Checkliste: Erfolg des Stücks
Wenn du die Ideen zum Programm beisammenhast und es schon vor deinem geistigen Auge siehst, ist der Moment gekommen, kurz innezuhalten und die nachfolgenden Fragen kritisch durchzugehen. Diese Fragen helfen dir zu klären, ob dein Programm Erfolg haben wird:
- Habe ich einen Plot?
- Ist mein Vorführcharakter ausgearbeitet?
- Ist bei den Kunststücken emotionale Wirkung vorhanden?
- Besteht Abwechslung im Programm?
- Existieren Konflikte?
- Ist die Idee zum Act originell?
- Fitzkee Checkliste überprüft?
- Ist ein roter Faden vorhanden?
- Habe ich Längen in der Handlung?
- Ist das Stage Blocking durchdacht und optimiert?

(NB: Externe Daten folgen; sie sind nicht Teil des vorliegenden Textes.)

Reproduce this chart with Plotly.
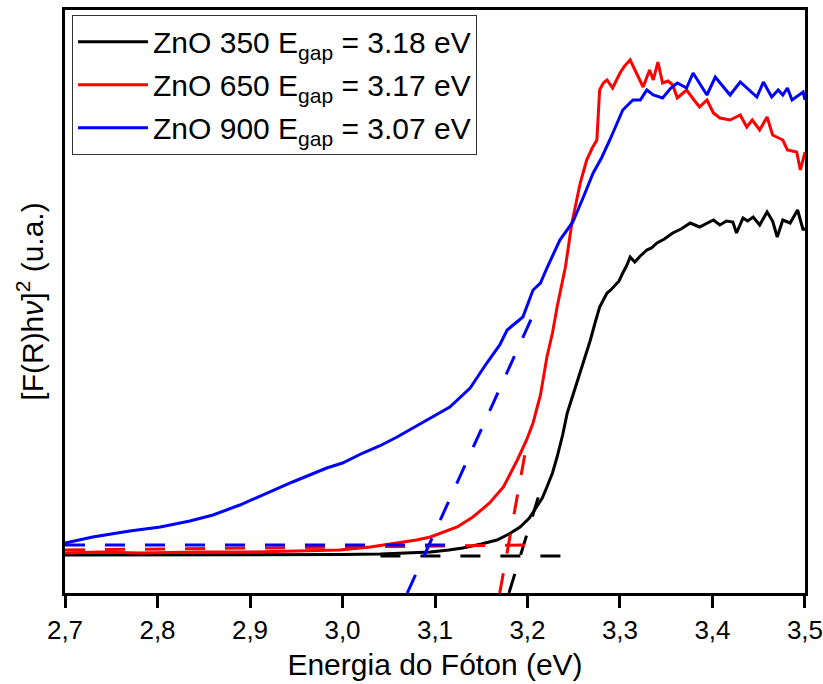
import plotly.graph_objects as go

# Photon energy (eV) and Kubelka-Munk [F(R)hv]^2 (arbitrary units) for each sample
E_350 = [2.700, 2.750, 2.800, 2.850, 2.900, 2.950, 3.000, 3.041, 3.070, 3.095, 3.115, 3.130,
         3.150, 3.167, 3.180, 3.192, 3.202, 3.210, 3.216, 3.221, 3.227, 3.232, 3.238, 3.243,
         3.250, 3.257, 3.262, 3.268, 3.273, 3.278, 3.282, 3.286, 3.290, 3.295, 3.299, 3.303,
         3.307, 3.311, 3.316, 3.322, 3.329, 3.334, 3.340, 3.348, 3.357, 3.366, 3.376, 3.386,
         3.394, 3.401, 3.408, 3.415, 3.422, 3.426, 3.433, 3.438, 3.444, 3.451, 3.459, 3.465,
         3.470, 3.476, 3.484, 3.492, 3.498, 3.500]
KM_350 = [0.38, 0.38, 0.38, 0.38, 0.38, 0.38, 0.385, 0.39, 0.40, 0.41, 0.43, 0.45,
          0.49, 0.53, 0.59, 0.66, 0.75, 0.86, 0.95, 1.06, 1.20, 1.36, 1.58, 1.80,
          2.00, 2.20, 2.36, 2.53, 2.70, 2.86, 2.93, 3.00, 3.03, 3.08, 3.12, 3.20,
          3.27, 3.36, 3.31, 3.37, 3.43, 3.45, 3.50, 3.54, 3.60, 3.64, 3.70, 3.66,
          3.70, 3.73, 3.68, 3.72, 3.71, 3.60, 3.75, 3.72, 3.76, 3.68, 3.81, 3.72,
          3.56, 3.73, 3.70, 3.83, 3.63, 3.65]

E_650 = [2.700, 2.738, 2.780, 2.846, 2.900, 2.954, 2.997, 3.030, 3.059, 3.080, 3.095, 3.110,
         3.124, 3.141, 3.159, 3.174, 3.182, 3.189, 3.199, 3.206, 3.214, 3.221, 3.227, 3.232,
         3.241, 3.248, 3.257, 3.264, 3.270, 3.275, 3.278, 3.282, 3.286, 3.292, 3.300, 3.305,
         3.311, 3.318, 3.325, 3.332, 3.336, 3.341, 3.346, 3.352, 3.357, 3.362, 3.372, 3.380,
         3.386, 3.394, 3.401, 3.408, 3.419, 3.430, 3.437, 3.443, 3.451, 3.459, 3.465, 3.476,
         3.481, 3.491, 3.495, 3.500]
KM_650 = [0.40, 0.41, 0.40, 0.41, 0.41, 0.42, 0.43, 0.46, 0.50, 0.53, 0.56, 0.61,
          0.66, 0.76, 0.90, 1.06, 1.20, 1.33, 1.53, 1.70, 1.98, 2.36, 2.60, 2.86,
          3.26, 3.70, 4.10, 4.33, 4.45, 4.53, 5.03, 5.10, 5.13, 5.05, 5.20, 5.27,
          5.33, 5.20, 5.06, 5.23, 5.13, 5.31, 5.10, 5.12, 5.08, 4.95, 5.03, 4.93,
          4.86, 4.93, 4.80, 4.75, 4.73, 4.78, 4.66, 4.73, 4.63, 4.76, 4.58, 4.53,
          4.43, 4.41, 4.23, 4.41]

E_900 = [2.700, 2.730, 2.770, 2.803, 2.835, 2.860, 2.889, 2.918, 2.946, 2.983, 3.000, 3.022,
         3.040, 3.059, 3.078, 3.095, 3.116, 3.138, 3.156, 3.170, 3.178, 3.195, 3.206, 3.214,
         3.221, 3.235, 3.249, 3.260, 3.271, 3.280, 3.289, 3.303, 3.314, 3.322, 3.329, 3.336,
         3.346, 3.355, 3.362, 3.372, 3.379, 3.394, 3.403, 3.419, 3.430, 3.448, 3.455, 3.464,
         3.471, 3.476, 3.481, 3.486, 3.498, 3.500]
KM_900 = [0.50, 0.56, 0.62, 0.66, 0.72, 0.78, 0.88, 1.00, 1.11, 1.25, 1.30, 1.40,
          1.47, 1.56, 1.66, 1.75, 1.86, 2.05, 2.30, 2.48, 2.63, 2.76, 3.03, 3.10,
          3.25, 3.53, 3.71, 3.95, 4.20, 4.35, 4.53, 4.83, 4.93, 4.93, 5.03, 4.98,
          4.95, 5.05, 5.10, 5.05, 5.20, 4.98, 5.16, 4.98, 5.11, 4.96, 5.11, 4.96,
          5.03, 4.98, 5.05, 4.93, 5.01, 4.93]

samples = ["ZnO 350", "ZnO 650", "ZnO 900"]
colors = ["#000000", "#ff0000", "#0000ff"]
egap = [3.18, 3.17, 3.07]

# Tauc extrapolation: baseline segments (E start, E end, y start, y end)
base_E = [[3.041, 3.243], [2.700, 3.210], [2.700, 3.124]]
base_y = [[0.37, 0.37], [0.43, 0.48], [0.48, 0.48]]
# Upper end of each linear-region tangent (starts at Egap on the energy axis)
tan_top_E = [3.215, 3.199, 3.206]
tan_top_y = [1.06, 1.48, 2.78]

x_ticks = [2.7, 2.8, 2.9, 3.0, 3.1, 3.2, 3.3, 3.4, 3.5]
x_ticktext = ["2,7", "2,8", "2,9", "3,0", "3,1", "3,2", "3,3", "3,4", "3,5"]

FONT = "Liberation Sans"

fig = go.Figure()
series = [(E_350, KM_350), (E_650, KM_650), (E_900, KM_900)]
for i, (E, km) in enumerate(series):
    fig.add_trace(go.Scatter(
        x=E, y=km, mode="lines",
        line=dict(color=colors[i], width=3),
        name=f"{samples[i]} E<sub>gap</sub> = {egap[i]:.2f} eV",
        legendgroup=samples[i],
    ))

for i in range(3):
    fig.add_trace(go.Scatter(
        x=base_E[i], y=base_y[i], mode="lines",
        line=dict(color=colors[i], width=3, dash="20px,20px"),
        showlegend=False, hoverinfo="skip",
    ))
    fig.add_trace(go.Scatter(
        x=[egap[i], tan_top_E[i]], y=[0.0, tan_top_y[i]], mode="lines",
        line=dict(color=colors[i], width=3, dash="20px,20px"),
        showlegend=False, hoverinfo="skip",
    ))

fig.update_layout(
    width=823, height=684,
    margin=dict(l=65, r=18, t=10, b=91),
    paper_bgcolor="white", plot_bgcolor="white",
    font=dict(family=FONT, color="black"),
    showlegend=True,
    legend=dict(
        x=0.0095, y=0.992, xanchor="left", yanchor="top",
        bgcolor="white", bordercolor="#333333", borderwidth=1,
        font=dict(family=FONT, size=30, color="black"),
        itemwidth=70, tracegroupgap=1,
    ),
    xaxis=dict(
        range=[2.7, 3.50001], tickvals=x_ticks, ticktext=x_ticktext,
        ticklabeloverflow="allow", automargin=False,
        showgrid=False, zeroline=False,
        showline=True, linecolor="black", linewidth=3, mirror=True,
        ticks="outside", ticklen=12, tickwidth=3, tickcolor="black",
        tickfont=dict(family=FONT, size=26),
        title=dict(text="Energia do Fóton (eV)", font=dict(family=FONT, size=30), standoff=10),
    ),
    yaxis=dict(
        range=[0, 5.83], showticklabels=False, ticks="",
        showgrid=False, zeroline=False, automargin=False,
        showline=True, linecolor="black", linewidth=3, mirror=True,
        title=dict(text="[F(R)h<i>ν</i>]<sup>2</sup> (u.a.)", font=dict(family=FONT, size=30), standoff=10),
    ),
)

fig.write_html("out.html")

- Tricktechniken optimiert?
- Für welche Situationen ist das Programm konzipiert?
- Was ist das Zielpublikum?
Literaturtipp
Theaterhandwerk: 101 selbstverständliche Regeln zum Schreiben und Inszenieren
von Alan Ayckbourn
Ein tolles Buch, das sehr lustig und anschaulich geschrieben ist und dir jede Menge Informationen zu Regie und Inszenierung bietet.